En ce moment, je fais beaucoup de Sainte-Geneviève. Sans doute parce que les amoureux de Paris veulent se faire tatouer la sainte patronne de la capitale. Sinon, je réalise beaucoup de Saint-Louis [Louis IX], le patron de la ville de Poissy où j'exerce.

Je tatoue énormément de figures christiques, je suis connu pour cela, 80 % de mes dessins sont religieux. Mais je ne tatoue pas que des croyants, la moitié de mes clients n'ont aucune motivation confessionnelle.

Votre plus long tatouage ?

Un triptyque, sur trois dos différents. J'ai passé entre 60 et 80 h par dos. Je l'ai terminé au bout d'un an et demi.

Y a-t-il des tatouages que vous refusez de réaliser ?

En 2001, un client s'est présenté et m'a demandé de lui tatouer Ben Laden. J'ai refusé, comme je refuserais de tatouer des phrases qui n'ont aucun sens : "J'enc*** la société", par exemple. J'essaie de faire comprendre au client qu'il va sûrement le regretter quelques années plus tard.
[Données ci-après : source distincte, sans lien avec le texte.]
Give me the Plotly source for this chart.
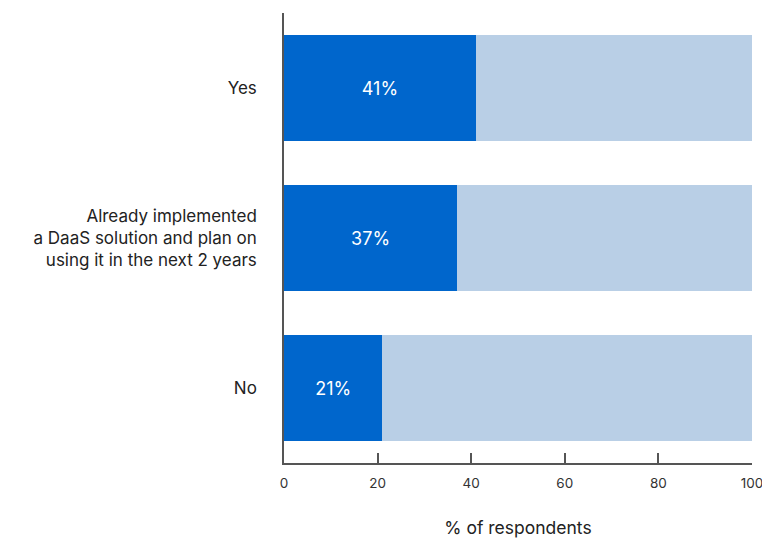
import plotly.graph_objects as go

categories = ["No", "Already implemented<br>a DaaS solution and plan on<br>using it in the next 2 years", "Yes"]
values = [21, 37, 41]
remainder = [100 - v for v in values]
labels = [f"{v}%" for v in values]

fig = go.Figure()
fig.add_trace(go.Bar(
    y=categories, x=values, orientation="h",
    marker=dict(color="#0066CC", line=dict(width=0)),
    text=labels, textposition="inside", insidetextanchor="middle",
    textfont=dict(color="white", size=18, family="Inter"),
    hoverinfo="skip",
))
fig.add_trace(go.Bar(
    y=categories, x=remainder, orientation="h",
    marker=dict(color="#B9CFE6", line=dict(width=0)),
    hoverinfo="skip",
))
fig.update_layout(
    barmode="stack", bargap=0.29,
    width=762, height=538,
    margin=dict(l=284, r=10, t=13, b=75),
    plot_bgcolor="white", paper_bgcolor="white",
    showlegend=False,
    font=dict(family="Inter", color="#222222"),
)
fig.update_xaxes(
    range=[0, 100], tickvals=[0, 20, 40, 60, 80, 100],
    showgrid=False, zeroline=False, automargin=False,
    ticklabeloverflow="allow", ticklabelstandoff=7,
    showline=True, linecolor="#555555", linewidth=1.5,
    ticks="inside", ticklen=10, tickcolor="#555555", tickwidth=1.5,
    tickfont=dict(size=13.5, color="#333333"),
    title=dict(text="% of respondents", font=dict(size=17.5, color="#222222"), standoff=32),
)
fig.update_yaxes(
    range=[-0.5, 2.5], showgrid=False, zeroline=False, automargin=False,
    showline=True, linecolor="#555555", linewidth=1.5,
    ticks="", ticklabelstandoff=22,
    tickfont=dict(size=17, color="#222222"),
)
fig.write_html("out.html", config={"displayModeBar": False},
               post_script="document.body.style.margin='0';")
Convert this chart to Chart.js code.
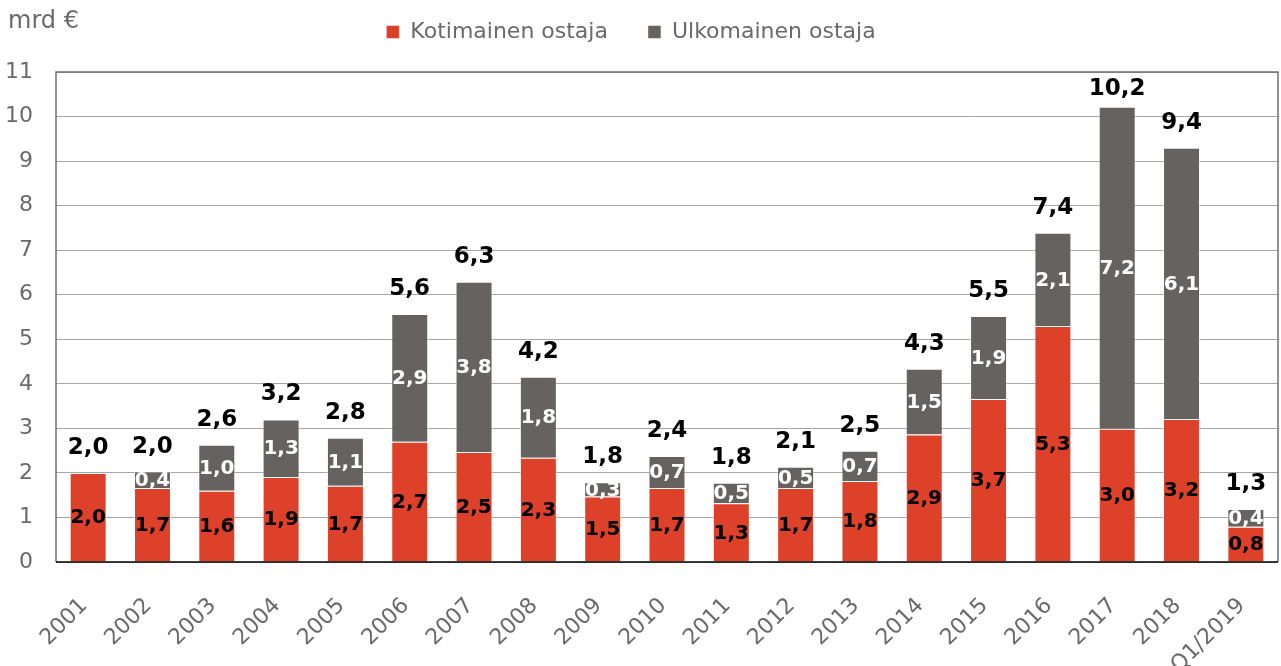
<!DOCTYPE html>
<html><head><meta charset="utf-8">
<script src="https://cdn.jsdelivr.net/npm/chart.js@4.4.0/dist/chart.umd.min.js"></script>
<style>html,body{margin:0;padding:0;background:#fff;} #wrap{position:relative;width:1281px;height:666px;}</style>
</head><body><div id="wrap"><canvas id="c" width="1281" height="666"></canvas></div>
<script>
const categories = ['2001','2002','2003','2004','2005','2006','2007','2008','2009','2010','2011','2012','2013','2014','2015','2016','2017','2018','Q1/2019'];
const domestic = [2.00,1.66,1.60,1.91,1.71,2.70,2.47,2.34,1.47,1.66,1.32,1.66,1.82,2.86,3.66,5.30,2.99,3.21,0.79];
const foreign  = [0.00,0.37,1.03,1.29,1.08,2.87,3.82,1.82,0.32,0.72,0.46,0.48,0.68,1.48,1.86,2.09,7.23,6.09,0.40];
const totals   = [2.0,2.0,2.6,3.2,2.8,5.6,6.3,4.2,1.8,2.4,1.8,2.1,2.5,4.3,5.5,7.4,10.2,9.4,1.3];
const seriesNames = ['Kotimainen ostaja','Ulkomainen ostaja'];
const yMin = 0, yMax = 11, yStep = 1;
const unitLabel = 'mrd €';

const RED = '#DE4129', GREY = '#656260', TXT = '#6a6a6a';
const FONT = "'DejaVu Sans'";
const fmt = v => v.toFixed(1).replace('.', ',');

const labelPlugin = {
  id: 'labels',
  afterDatasetsDraw(chart) {
    const ctx = chart.ctx;
    const top = chart.chartArea.top;
    const m0 = chart.getDatasetMeta(0), m1 = chart.getDatasetMeta(1);
    ctx.save();
    ctx.textAlign = 'center';
    ctx.textBaseline = 'middle';
    ctx.font = 'bold 20px ' + FONT;
    m0.data.forEach((bar, i) => {
      ctx.fillStyle = '#000';
      ctx.fillText(fmt(domestic[i]), bar.x, (bar.y + bar.base) / 2 + 1);
    });
    m1.data.forEach((bar, i) => {
      if (foreign[i] > 0) {
        ctx.fillStyle = '#fff';
        ctx.font = 'bold 20px ' + FONT;
        ctx.fillText(fmt(foreign[i]), bar.x, (bar.y + bar.base) / 2 + 1);
      }
      ctx.fillStyle = '#000';
      ctx.font = 'bold 23px ' + FONT;
      ctx.fillText(fmt(totals[i]), bar.x, Math.max(bar.y - 25, top + 17));
    });
    ctx.restore();
  }
};

const framePlugin = {
  id: 'frame',
  afterLayout(chart) {
    chart.legend.left -= 8;
    chart.legend.right -= 8;
  },
  afterDraw(chart) {
    const {ctx, chartArea: a} = chart;
    ctx.save();
    ctx.strokeStyle = '#707070';
    ctx.lineWidth = 1.5;
    ctx.beginPath();
    ctx.moveTo(a.left, a.bottom);
    ctx.lineTo(a.left, a.top);
    ctx.lineTo(a.right, a.top);
    ctx.lineTo(a.right, a.bottom);
    ctx.stroke();
    ctx.strokeStyle = '#000';
    ctx.beginPath();
    ctx.moveTo(a.left, a.bottom);
    ctx.lineTo(a.right, a.bottom);
    ctx.stroke();
    ctx.fillStyle = TXT;
    ctx.font = '24px ' + FONT;
    ctx.textAlign = 'left';
    ctx.textBaseline = 'middle';
    ctx.fillText(unitLabel, 8, 22);
    ctx.restore();
  }
};

const legendFit = {
  id: 'legendFit',
  beforeInit(chart) {
    const orig = chart.legend.fit;
    chart.legend.fit = function () { orig.bind(chart.legend)(); this.height = 91; };
  }
};

new Chart(document.getElementById('c'), {
  type: 'bar',
  data: {
    labels: categories,
    datasets: [
      {label: seriesNames[0], data: domestic, backgroundColor: RED, borderColor: 'rgba(255,255,255,0.45)', borderWidth: 1},
      {label: seriesNames[1], data: foreign, backgroundColor: GREY, borderColor: 'rgba(255,255,255,0.45)', borderWidth: 1}
    ]
  },
  options: {
    responsive: false,
    animation: false,
    font: {family: FONT},
    layout: {padding: {top: -19, left: 0, right: 3, bottom: 0}},
    datasets: {bar: {barPercentage: 0.575, categoryPercentage: 1}},
    plugins: {
      legend: {
        position: 'top',
        labels: {
          font: {family: FONT, size: 22},
          color: TXT,
          boxWidth: 13,
          boxHeight: 13,
          padding: 40
        }
      },
      tooltip: {enabled: false},
      title: {display: false}
    },
    scales: {
      x: {
        stacked: true,
        grid: {display: false, drawTicks: false},
        border: {display: false},
        ticks: {
          font: {family: FONT, size: 22},
          color: TXT,
          maxRotation: 45, minRotation: 45,
          autoSkip: false,
          padding: 31,
          labelOffset: -4
        },
        afterFit(s) { s.height = 104; s.paddingLeft = 0; s.paddingRight = 0; }
      },
      y: {
        stacked: true,
        min: yMin, max: yMax,
        grid: {color: '#a6a6a6', lineWidth: 1, drawTicks: false},
        border: {display: false},
        ticks: {
          stepSize: yStep,
          font: {family: FONT, size: 22},
          color: TXT,
          padding: 23
        },
        afterFit(s) { s.width = 56; s.paddingTop = 0; s.paddingBottom = 0; }
      }
    }
  },
  plugins: [labelPlugin, framePlugin, legendFit]
});
</script></body></html>
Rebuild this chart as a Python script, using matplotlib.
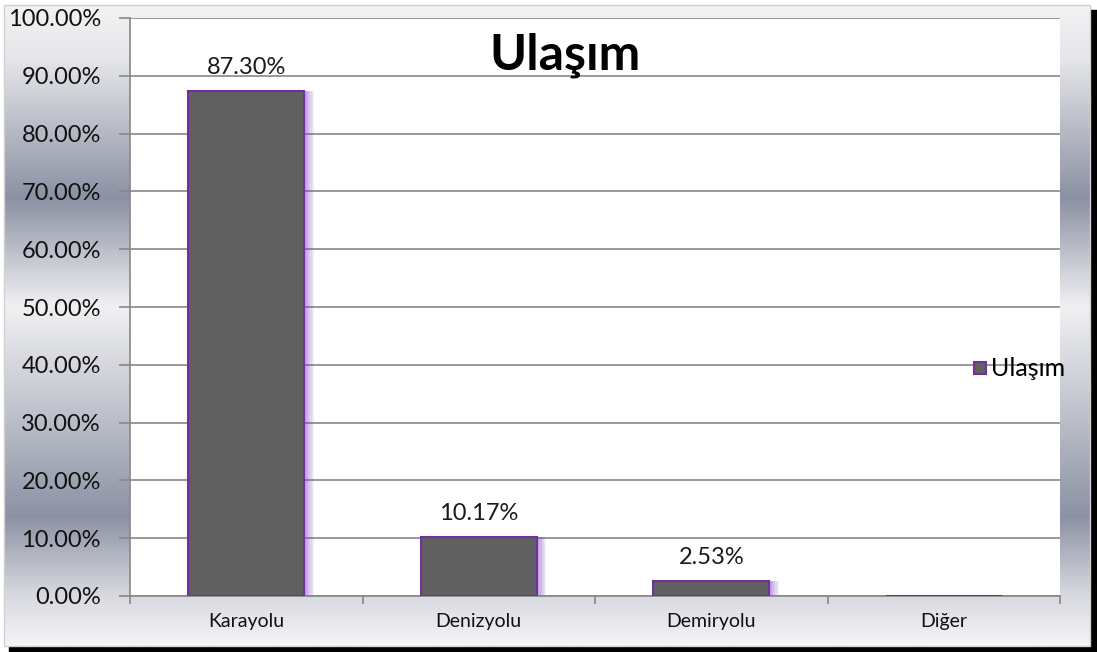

En 22 ans de carrière, j'ai rarement été confronté à ce genre de problématiques. J'ai croisé deux jeunes qui m'ont demandé des croix gammées, et des dizaines de jeunes qui m'ont demandé de leur tatouer le portrait de Staline, des faucilles et des marteaux [symboles du Parti communiste]. À chaque fois, j'ai refusé.

Y a-t-il une partie du corps que vous refusez de tatouer ?

Non, mais je refuserai, comme beaucoup de mes confrères, de tatouer une figure religieuse sur certaines parties du corps. Je ne ferai, par exemple, jamais un Christ sur des fesses ou sur un mollet.

À quoi ça sert un tatouage, selon vous ?

À se sentir bien. Dans certaines cultures, le tatouage est thérapeutique. J'aime à penser que chez moi aussi. Certains de mes clients m'ont confié qu'un tatouage leur avait permis de mieux accepter leur corps.